Thanks for posting the details! Really appreciate it. And the results are indeed interesting. Looking forward to the new node selection test.

littleskunk · May 23, 2024, 10:01am

Originally it was but later we found out that there was an off by one bug in the calculations and 65 would give us high enough durability as well. Plus at some point upload speed wasn’t consistent. So we reduced it to 65 and that was giving us great upload speed again and around that time we started to invest time into coming up with a better node selection to not have to throw more and more long tail resources on the problem. That doesn’t scale in the long run.

The idea is that the data gets deleted by the TTL before we ever have to repair it. So we have more freedom with the RS numbers here. It is a bit of a gamble right now because we don’t know how long it takes for a segment to end up in the repair queue. For some reason we never build a metrics for that. Good thing is we can basically pick any RS number and change it later on. Within a few months the data that was uploaded with the previous RS numbers will expire and the new RS numbers will take effect. So we don’t have to waste too much time on it and can just try it out on the fly.

BrightSilence · May 23, 2024, 10:03am

Sure, that would be the case on saltlake, but not on production satellites, right? Where there is a mix of TTL and non-TTL data.

littleskunk · May 23, 2024, 10:09am

There is a PR prepared to allow a mix of RS numbers on the same satellite. It is missing some tests and would require a few days of work to finish.

Roxor · May 23, 2024, 10:10am

Wait… so the healthy-pieces-median number should have been around 65 all this time and not 80? The repair system hasn’t been slightly behind? Everyone thought it was slacking!
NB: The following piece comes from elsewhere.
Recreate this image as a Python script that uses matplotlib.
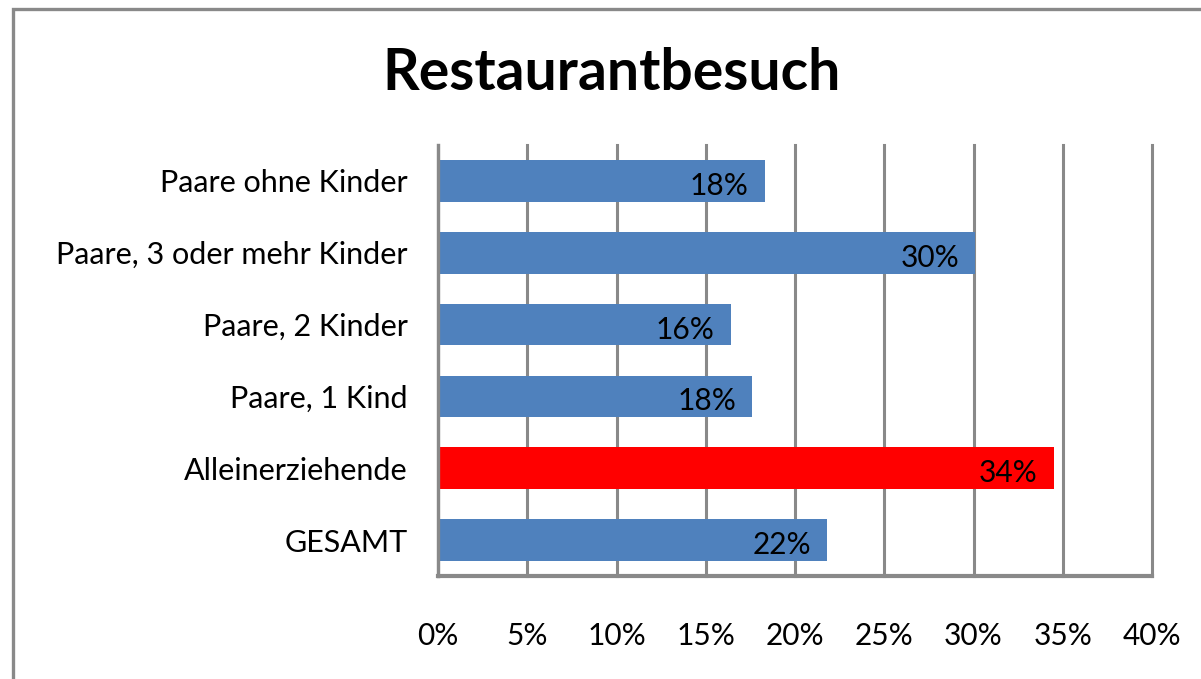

BrightSilence · May 23, 2024, 10:13am

That… is pretty awesome.

Well it’s normal for it to be lower than the success threshold as repair doesn’t immediately kick in after the first drop in availability. So I’m actually surprised to see the median at 65. I guess over time the base of nodes has become quite stable, so it makes sense that that success threshold was lowered. I just didn’t know it was. I don’t think that was communicated before.